During the overnight raid, soldiers killed fighters and destroyed militant infrastructure and anti-tank missile launching positions, the military said.
It said that no Israelis were wounded. There was no immediate confirmation of any Palestinian casualties.
Israeli Rear Adm. Daniel Hagari, a military spokesman, said the limited incursion was “part of our preparations for the next stages of the war.”
Israel also said it had also carried out around 250 airstrikes across Gaza in the last 24 hours, targeting tunnel shafts, rocket launchers and other militant infrastructure.
The Gaza Health Ministry says more than 7,000 Palestinians have been killed in the war — a figure that includes the disputed toll from an explosion at a hospital.
That is more than three times the number of Palestinians killed in the six-week-long Gaza war in 2014. The ministry's toll includes more than 2,900 minors and more than 1,500 women.
On Wednesday, the wife, son, daughter and grandson of Wael Dahdouh, a veteran Al-Jazeera correspondent in Gaza, were killed in an Israeli strike.

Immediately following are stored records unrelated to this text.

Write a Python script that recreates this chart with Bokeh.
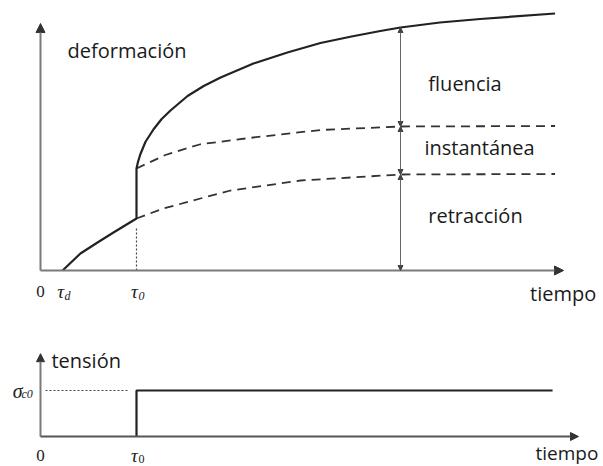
from bokeh.plotting import figure
from bokeh.models import Range1d, Arrow, NormalHead
from bokeh.layouts import column
from bokeh.core.properties import value
from bokeh.embed import file_html
from bokeh.resources import INLINE

# ---------------- data (time in arbitrary units, strain / stress arbitrary units) ----------------
tau_d = 1.15
tau_0 = 5.0
t_ref = 18.75          # time where the components are measured

# shrinkage before loading (solid)
t_shrink_early = [1.15, 2.08, 2.97, 3.80, 5.00]
eps_shrink_early = [0.00, 0.68, 1.12, 1.52, 2.08]
# shrinkage after loading (dashed)
t_shrink_late = [5.00, 6.40, 8.33, 9.90, 13.54, 18.75, 26.80]
eps_shrink_late = [2.08, 2.48, 2.88, 3.20, 3.60, 3.84, 3.86]
# shrinkage + instantaneous (dashed)
t_inst = [5.00, 6.50, 7.66, 8.33, 11.09, 14.58, 18.75, 26.80]
eps_inst = [4.08, 4.62, 4.90, 5.05, 5.32, 5.62, 5.76, 5.78]
# total strain (solid)
t_total = [5.00, 5.08, 5.20, 5.47, 5.89, 6.30, 6.77, 7.66, 8.50, 9.38, 11.09, 12.86, 14.58,
           16.20, 17.70, 18.75, 20.80, 22.90, 26.80]
eps_total = [4.08, 4.35, 4.65, 5.15, 5.65, 6.05, 6.40, 6.98, 7.38, 7.72, 8.28, 8.72, 9.10,
             9.36, 9.58, 9.72, 9.92, 10.06, 10.28]

# stress history
t_stress = [5.0, 5.0, 26.67]
sigma = [0.0, 1.0, 1.0]
sigma_c0 = 1.0

# axis extents
t_axis_end_top = 27.24
eps_axis_end = 9.88
t_axis_end_bot = 28.02
sig_axis_end = 1.80

# texts
labels_top = ["deformación", "fluencia", "instantánea", "retracción", "tiempo"]
labels_top_t = [1.41, 20.2, 20.0, 20.2, 25.5]
labels_top_eps = [8.80, 7.48, 4.92, 2.20, -0.92]

# ---------------- styling ----------------
FONT = "Open Sans"
SERIF = "Liberation Serif"
INK = "#222222"
AXIS = "#7a7a7a"
PX_T = 19.2  # pixels per time unit
W = 603

def make_fig(h, y0, y1):
    p = figure(width=W, height=h, output_backend="svg", toolbar_location=None,
               x_range=Range1d(-40 / PX_T, (W - 40) / PX_T), y_range=Range1d(y0, y1),
               x_axis_location=None, y_axis_location=None, min_border=0,
               outline_line_color=None, background_fill_color="white")
    p.grid.visible = False
    return p

# ---------------- top panel ----------------
top = make_fig(310, -1.6, 10.8)

# axes with arrow heads
top.add_layout(Arrow(end=NormalHead(size=9, fill_color="#333333", line_color="#333333"),
                     x_start=0, y_start=0, x_end=0, y_end=eps_axis_end,
                     line_color=AXIS, line_width=2))
top.add_layout(Arrow(end=NormalHead(size=9, fill_color="#333333", line_color="#333333"),
                     x_start=0, y_start=0, x_end=t_axis_end_top, y_end=0,
                     line_color=AXIS, line_width=2))

# dotted marker at tau_0
top.line([tau_0, tau_0], [0, eps_shrink_early[-1] - 0.35], line_color="#444444",
         line_width=1.2, line_dash="2 2")

# dashed curves
top.line(t_shrink_late, eps_shrink_late, line_color="#333333", line_width=1.8, line_dash="9 6")
top.line(t_inst, eps_inst, line_color="#333333", line_width=1.8, line_dash="9 6")

# solid total path
solid_t = t_shrink_early + t_total
solid_e = eps_shrink_early + eps_total
top.line(solid_t, solid_e, line_color=INK, line_width=2.2)

# component arrows at t_ref
idx_sh = t_shrink_late.index(t_ref)
idx_in = t_inst.index(t_ref)
idx_to = t_total.index(t_ref)
levels = [0.0, eps_shrink_late[idx_sh], eps_inst[idx_in], eps_total[idx_to]]
for a, b in zip(levels[:-1], levels[1:]):
    top.add_layout(Arrow(start=NormalHead(size=5, fill_color="#444444", line_color="#444444"),
                         end=NormalHead(size=5, fill_color="#444444", line_color="#444444"),
                         x_start=t_ref, y_start=a, x_end=t_ref, y_end=b,
                         line_color="#666666", line_width=1))

# text labels
top.text(x=labels_top_t, y=labels_top_eps, text=labels_top, text_font=value(FONT),
         text_font_size="20px", text_color="#1a1a1a", text_baseline="middle", text_align="left")

# tick labels
top.text(x=[0], y=[-0.84], text=["0"], text_font=value(SERIF), text_font_size="17px",
         text_color="#222222", text_baseline="middle", text_align="center")
top.text(x=[tau_d, tau_0], y=[-0.84, -0.84], text=["τ", "τ"], text_font=value(SERIF),
         text_font_style="italic", text_font_size="19px", text_color="#222222",
         text_baseline="middle", text_align="center", x_offset=-2)
top.text(x=[tau_d, tau_0], y=[-0.84, -0.84], text=["d", "0"], text_font=value(SERIF),
         text_font_style="italic", text_font_size="12px", text_color="#222222",
         text_baseline="middle", text_align="left", x_offset=2, y_offset=4)

# ---------------- bottom panel ----------------
bot = make_fig(156, -0.652, 2.739)

bot.add_layout(Arrow(end=NormalHead(size=8, fill_color="#333333", line_color="#333333"),
                     x_start=0, y_start=0, x_end=0, y_end=sig_axis_end,
                     line_color=AXIS, line_width=2))
bot.add_layout(Arrow(end=NormalHead(size=8, fill_color="#333333", line_color="#333333"),
                     x_start=0, y_start=0, x_end=t_axis_end_bot, y_end=0,
                     line_color="#555555", line_width=2))

bot.line([0.26, 4.58], [sigma_c0, sigma_c0], line_color="#444444", line_width=1.2, line_dash="2 2")
bot.line(t_stress, sigma, line_color=INK, line_width=2.2)

bot.text(x=[0.57], y=[1.65], text=["tensión"], text_font=value(FONT),
         text_font_size="20px", text_color="#1a1a1a", text_baseline="middle", text_align="left")
bot.text(x=[25.78], y=[-0.36], text=["tiempo"], text_font=value(FONT),
         text_font_size="19px", text_color="#1a1a1a", text_baseline="middle", text_align="left")

bot.text(x=[0], y=[-0.41], text=["0"], text_font=value(SERIF), text_font_size="17px",
         text_color="#222222", text_baseline="middle", text_align="center")
bot.text(x=[tau_0], y=[-0.41], text=["τ"], text_font=value(SERIF), text_font_style="italic",
         text_font_size="19px", text_color="#222222", text_baseline="middle",
         text_align="center", x_offset=-2)
bot.text(x=[tau_0], y=[-0.41], text=["0"], text_font=value(SERIF), text_font_size="12px",
         text_color="#222222", text_baseline="middle", text_align="left", x_offset=2, y_offset=4)

bot.text(x=[0], y=[sigma_c0], text=["σ"], text_font=value(SERIF), text_font_style="italic",
         text_font_size="20px", text_color="#222222", text_baseline="middle",
         text_align="right", x_offset=-18)
bot.text(x=[0], y=[sigma_c0], text=["c0"], text_font=value(SERIF), text_font_style="italic",
         text_font_size="12px", text_color="#222222", text_baseline="middle",
         text_align="left", x_offset=-19, y_offset=3)

layout = column(top, bot, spacing=0)
open("out.html", "w").write(file_html(layout, INLINE))
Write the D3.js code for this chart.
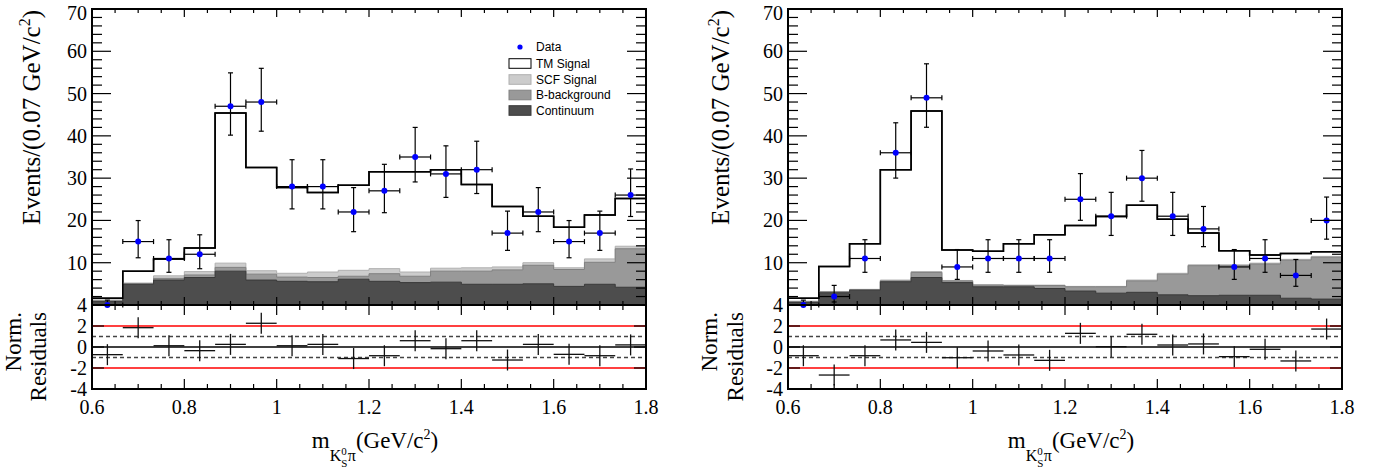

Dahdouh and other mourners attended the funerals on Thursday wearing the blue flak jackets used by reporters in the Palestinian territories.
The fighting has killed more than 1,400 people in Israel, mostly civilians slain during the initial Hamas attack, according to the Israeli government. Hamas also holds at least 224 hostages in Gaza.
The warning by the UN agency for Palestinian refugees, UNRWA, over depleting fuel supplies raised alarm that the humanitarian crisis could quickly worsen.
Gaza's population has also been running out of food, water and medicine. About 1.4 million of Gaza's 2.3 million residents have fled their homes, with nearly half of them crowded into UN shelters.
Hundreds of thousands remain in northern Gaza, despite Israel ordering them to evacuate to the south, saying those who remain might be considered “accomplices” of Hamas.
In recent days, Israel has let more than 70 trucks with aid enter from Egypt, which aid workers say is insufficient and only a tiny fraction of what was being brought in before the war.
Israel is still barring deliveries of fuel — needed to power generators — saying it believes that Hamas will take it.
“This is a small amount of what is required, a drop in the ocean,” said William Schomburg, an official with the International Committee of the Red Cross in Gaza. “We are trying to establish a pipeline.”
UNRWA has been sharing its own fuel supplies so that trucks can distribute aid, bakeries can feed people in shelters, water can be desalinated, and hospitals can keep incubators, life support machines and other vital equipment working.
If it continues doing all of that, fuel will run out by Thursday, so the agency is deciding how to ration its supply, UNRWA spokeswoman Tamara Alrifai told The Associated Press.
More than half of Gaza's primary health care facilities and roughly a third of its hospitals have stopped functioning, the World Health Organisation said.
At Gaza City's al-Shifa Hospital, the lack of medicine and clean water have led to “alarming” infection rates, the group Doctors Without Borders said. Amputations are often required to prevent infection from spreading in the wounded, it said.
Hamas' surprise attack on October 7 in southern Israel stunned the country with its brutality, its unprecedented toll and the failure of intelligence agencies to know it was coming.
Israeli Prime Minister Benjamin Netanyahu said in a speech Wednesday night that he will be held accountable, but only after Hamas was defeated.
“We will get to the bottom of what happened," he said.